[Directions for this task] All of the data that follows should be retyped exactly, please, except the pictures.

[Begin Data section]

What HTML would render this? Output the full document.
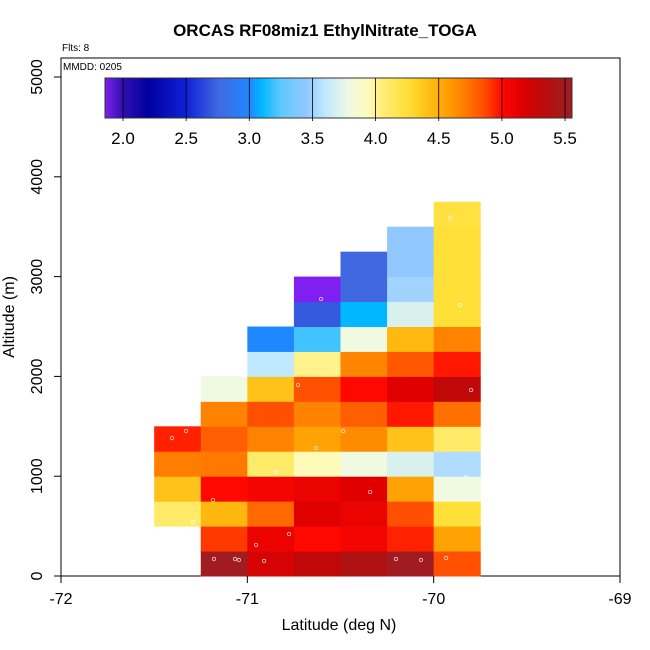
<!DOCTYPE html>
<html><head><meta charset="utf-8"><style>
html,body{margin:0;padding:0;background:#fff;}
svg{display:block;font-family:"Liberation Sans",Arial,sans-serif;}
</style></head><body>
<svg id="chart" width="650" height="650" viewBox="0 0 650 650">
<text x="325" y="36" text-anchor="middle" font-size="17" font-weight="bold">ORCAS RF08miz1 EthylNitrate_TOGA</text>
<text x="62" y="51" font-size="10">Flts: 8</text>
<rect x="61" y="58" width="559" height="518" fill="none" stroke="#000"/>
<text x="63" y="70" font-size="10">MMDD: 0205</text>
<g id="cells"></g>
<g id="pts"></g>
<g id="cbar"></g>
<g id="axes"></g>
<text x="339" y="630" text-anchor="middle" font-size="16">Latitude (deg N)</text>
<text transform="translate(14,317) rotate(-90)" text-anchor="middle" font-size="16">Altitude (m)</text>
</svg>
<script>
const colLats=[-71.5,-71.25,-71,-70.75,-70.5,-70.25,-70];
const colStartRow=[2,0,0,0,0,0,0];
const colValues=[
[4.1,4.4,4.7,4.95],
[5.5,4.9,4.45,5.0,4.72,4.8,4.68,3.8],
[5.2,5.1,4.77,5.05,4.1,4.68,4.85,4.4,3.6,3.0],
[5.3,5.0,5.15,5.1,3.95,4.55,4.68,4.85,4.02,3.2,2.7,1.85],
[5.4,5.05,5.1,5.15,3.8,4.65,4.8,5.0,4.67,3.8,3.1,2.75,2.75],
[5.5,4.95,4.85,4.55,3.7,4.4,4.97,5.15,4.82,4.45,3.7,3.5,3.45,3.45],
[4.85,4.55,4.25,3.8,3.55,4.1,4.75,5.3,4.97,4.68,4.25,4.25,4.25,4.25,4.22]
];
const pointLats=[-71.329,-71.404,-71.291,-71.184,-70.846,-70.631,-70.486,-70.728,-70.341,-69.799,-69.826,-71.179,-71.066,-71.045,-70.953,-70.910,-70.776,-70.202,-70.068,-69.933,-69.912,-70.604,-69.858];
const pointAlts=[1453,1383,541,762,1042,1283,1453,1914,842,1864,992,170,170,160,311,150,421,170,160,180,3587,2776,2715];
const xTicks=[-72,-71,-70,-69];
const yTicks=[0,1000,2000,3000,4000,5000];
const cbTicks=[2.0,2.5,3.0,3.5,4.0,4.5,5.0,5.5];
const cellW=0.25, cellH=250;

const NS="http://www.w3.org/2000/svg";
const X=v=>61+(v+72)*186.33;
const Y=v=>576-v*0.0998;
const CB=v=>123+(v-2)*126.3;
const stops=[[1.85,[128,32,240]],[2.0,[48,16,176]],[2.2,[0,0,160]],[2.5,[16,32,216]],[2.75,[64,104,224]],[3.0,[32,136,255]],[3.1,[0,184,255]],[3.25,[96,200,255]],[3.45,[144,200,255]],[3.6,[192,232,255]],[3.8,[240,250,224]],[3.95,[255,250,184]],[4.05,[255,238,120]],[4.25,[255,224,56]],[4.45,[255,184,16]],[4.6,[255,152,0]],[4.75,[255,112,0]],[4.87,[255,72,0]],[5.0,[255,8,0]],[5.15,[224,0,0]],[5.3,[192,8,8]],[5.5,[160,28,32]]];
function cmap(v){
 if(v<=stops[0][0])return `rgb(${stops[0][1]})`;
 for(let i=1;i<stops.length;i++){if(v<=stops[i][0]){const a=stops[i-1],b=stops[i],t=(v-a[0])/(b[0]-a[0]);return `rgb(${a[1].map((c,k)=>Math.round(c+(b[1][k]-c)*t))})`;}}
 return `rgb(${stops[stops.length-1][1]})`;
}
function mk(tag,attrs,parent){const e=document.createElementNS(NS,tag);for(const k in attrs)e.setAttribute(k,attrs[k]);parent.appendChild(e);return e;}
const cells=document.getElementById('cells');
colValues.forEach((vals,ci)=>{vals.forEach((v,ri)=>{
 const r=colStartRow[ci]+ri, lat=colLats[ci];
 const x0=X(lat),x1=X(lat+cellW),y0=Y((r+1)*cellH),y1=Y(r*cellH);
 const e=mk('rect',{x:x0,y:y0,width:x1-x0+0.5,height:y1-y0+0.5,fill:cmap(v)},cells);
 
 
});});
const pts=document.getElementById('pts');
pointLats.forEach((la,i)=>{
 const e=mk('circle',{cx:X(la),cy:Y(pointAlts[i]),r:1.7,fill:'none',stroke:'#fff','stroke-opacity':0.8,'stroke-width':0.8},pts);
 
 
});
const cb=document.getElementById('cbar');
const cbl=105,cbr=572;
for(let px=cbl;px<cbr;px++){
 const v=2+(px+0.5-123)/126.3;
 mk('rect',{x:px,y:78,width:1.2,height:40,fill:cmap(v)},cb);
}
mk('rect',{x:cbl,y:78,width:cbr-cbl,height:40,fill:'none',stroke:'#333'},cb);
cbTicks.forEach(t=>{
 mk('line',{x1:CB(t),x2:CB(t),y1:78,y2:121,stroke:'#000','stroke-width':0.8},cb);
 const e=mk('text',{x:CB(t),y:144,'text-anchor':'middle','font-size':17},cb);
 e.textContent=t.toFixed(1);
 
 
});
const ax=document.getElementById('axes');
xTicks.forEach(t=>{
 mk('line',{x1:X(t),x2:X(t),y1:576,y2:583,stroke:'#000'},ax);
 const e=mk('text',{x:X(t),y:604,'text-anchor':'middle','font-size':16},ax);
 e.textContent=t;
 
 
});
yTicks.forEach(t=>{
 mk('line',{x1:54,x2:61,y1:Y(t),y2:Y(t),stroke:'#000'},ax);
 const e=mk('text',{transform:`translate(42,${Y(t)}) rotate(-90)`,'text-anchor':'middle','font-size':16},ax);
 e.textContent=t;
 
 
});
</script>
</body></html>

[End Data section]

[Answer below]
What HTML would render this? Output the full document.
<!DOCTYPE html>
<html><head><meta charset="utf-8"><style>
html,body{margin:0;padding:0;background:#fff;}
svg{display:block;font-family:"Liberation Sans",Arial,sans-serif;}
</style></head><body>
<svg id="chart" width="650" height="650" viewBox="0 0 650 650">
<text x="325" y="36" text-anchor="middle" font-size="17" font-weight="bold">ORCAS RF08miz1 EthylNitrate_TOGA</text>
<text x="62" y="51" font-size="10">Flts: 8</text>
<rect x="61" y="58" width="559" height="518" fill="none" stroke="#000"/>
<text x="63" y="70" font-size="10">MMDD: 0205</text>
<g id="cells"></g>
<g id="pts"></g>
<g id="cbar"></g>
<g id="axes"></g>
<text x="339" y="630" text-anchor="middle" font-size="16">Latitude (deg N)</text>
<text transform="translate(14,317) rotate(-90)" text-anchor="middle" font-size="16">Altitude (m)</text>
</svg>
<script>
const colLats=[-71.5,-71.25,-71,-70.75,-70.5,-70.25,-70];
const colStartRow=[2,0,0,0,0,0,0];
const colValues=[
[4.1,4.4,4.7,4.95],
[5.5,4.9,4.45,5.0,4.72,4.8,4.68,3.8],
[5.2,5.1,4.77,5.05,4.1,4.68,4.85,4.4,3.6,3.0],
[5.3,5.0,5.15,5.1,3.95,4.55,4.68,4.85,4.02,3.2,2.7,1.85],
[5.4,5.05,5.1,5.15,3.8,4.65,4.8,5.0,4.67,3.8,3.1,2.75,2.75],
[5.5,4.95,4.85,4.55,3.7,4.4,4.97,5.15,4.82,4.45,3.7,3.5,3.45,3.45],
[4.85,4.55,4.25,3.8,3.55,4.1,4.75,5.3,4.97,4.68,4.25,4.25,4.25,4.25,4.22]
];
const pointLats=[-71.329,-71.404,-71.291,-71.184,-70.846,-70.631,-70.486,-70.728,-70.341,-69.799,-69.826,-71.179,-71.066,-71.045,-70.953,-70.910,-70.776,-70.202,-70.068,-69.933,-69.912,-70.604,-69.858];
const pointAlts=[1453,1383,541,762,1042,1283,1453,1914,842,1864,992,170,170,160,311,150,421,170,160,180,3587,2776,2715];
const xTicks=[-72,-71,-70,-69];
const yTicks=[0,1000,2000,3000,4000,5000];
const cbTicks=[2.0,2.5,3.0,3.5,4.0,4.5,5.0,5.5];
const cellW=0.25, cellH=250;

const NS="http://www.w3.org/2000/svg";
const X=v=>61+(v+72)*186.33;
const Y=v=>576-v*0.0998;
const CB=v=>123+(v-2)*126.3;
const stops=[[1.85,[128,32,240]],[2.0,[48,16,176]],[2.2,[0,0,160]],[2.5,[16,32,216]],[2.75,[64,104,224]],[3.0,[32,136,255]],[3.1,[0,184,255]],[3.25,[96,200,255]],[3.45,[144,200,255]],[3.6,[192,232,255]],[3.8,[240,250,224]],[3.95,[255,250,184]],[4.05,[255,238,120]],[4.25,[255,224,56]],[4.45,[255,184,16]],[4.6,[255,152,0]],[4.75,[255,112,0]],[4.87,[255,72,0]],[5.0,[255,8,0]],[5.15,[224,0,0]],[5.3,[192,8,8]],[5.5,[160,28,32]]];
function cmap(v){
 if(v<=stops[0][0])return `rgb(${stops[0][1]})`;
 for(let i=1;i<stops.length;i++){if(v<=stops[i][0]){const a=stops[i-1],b=stops[i],t=(v-a[0])/(b[0]-a[0]);return `rgb(${a[1].map((c,k)=>Math.round(c+(b[1][k]-c)*t))})`;}}
 return `rgb(${stops[stops.length-1][1]})`;
}
function mk(tag,attrs,parent){const e=document.createElementNS(NS,tag);for(const k in attrs)e.setAttribute(k,attrs[k]);parent.appendChild(e);return e;}
const cells=document.getElementById('cells');
colValues.forEach((vals,ci)=>{vals.forEach((v,ri)=>{
 const r=colStartRow[ci]+ri, lat=colLats[ci];
 const x0=X(lat),x1=X(lat+cellW),y0=Y((r+1)*cellH),y1=Y(r*cellH);
 const e=mk('rect',{x:x0,y:y0,width:x1-x0+0.5,height:y1-y0+0.5,fill:cmap(v)},cells);
 
 
});});
const pts=document.getElementById('pts');
pointLats.forEach((la,i)=>{
 const e=mk('circle',{cx:X(la),cy:Y(pointAlts[i]),r:1.7,fill:'none',stroke:'#fff','stroke-opacity':0.8,'stroke-width':0.8},pts);
 
 
});
const cb=document.getElementById('cbar');
const cbl=105,cbr=572;
for(let px=cbl;px<cbr;px++){
 const v=2+(px+0.5-123)/126.3;
 mk('rect',{x:px,y:78,width:1.2,height:40,fill:cmap(v)},cb);
}
mk('rect',{x:cbl,y:78,width:cbr-cbl,height:40,fill:'none',stroke:'#333'},cb);
cbTicks.forEach(t=>{
 mk('line',{x1:CB(t),x2:CB(t),y1:78,y2:121,stroke:'#000','stroke-width':0.8},cb);
 const e=mk('text',{x:CB(t),y:144,'text-anchor':'middle','font-size':17},cb);
 e.textContent=t.toFixed(1);
 
 
});
const ax=document.getElementById('axes');
xTicks.forEach(t=>{
 mk('line',{x1:X(t),x2:X(t),y1:576,y2:583,stroke:'#000'},ax);
 const e=mk('text',{x:X(t),y:604,'text-anchor':'middle','font-size':16},ax);
 e.textContent=t;
 
 
});
yTicks.forEach(t=>{
 mk('line',{x1:54,x2:61,y1:Y(t),y2:Y(t),stroke:'#000'},ax);
 const e=mk('text',{transform:`translate(42,${Y(t)}) rotate(-90)`,'text-anchor':'middle','font-size':16},ax);
 e.textContent=t;
 
 
});
</script>
</body></html>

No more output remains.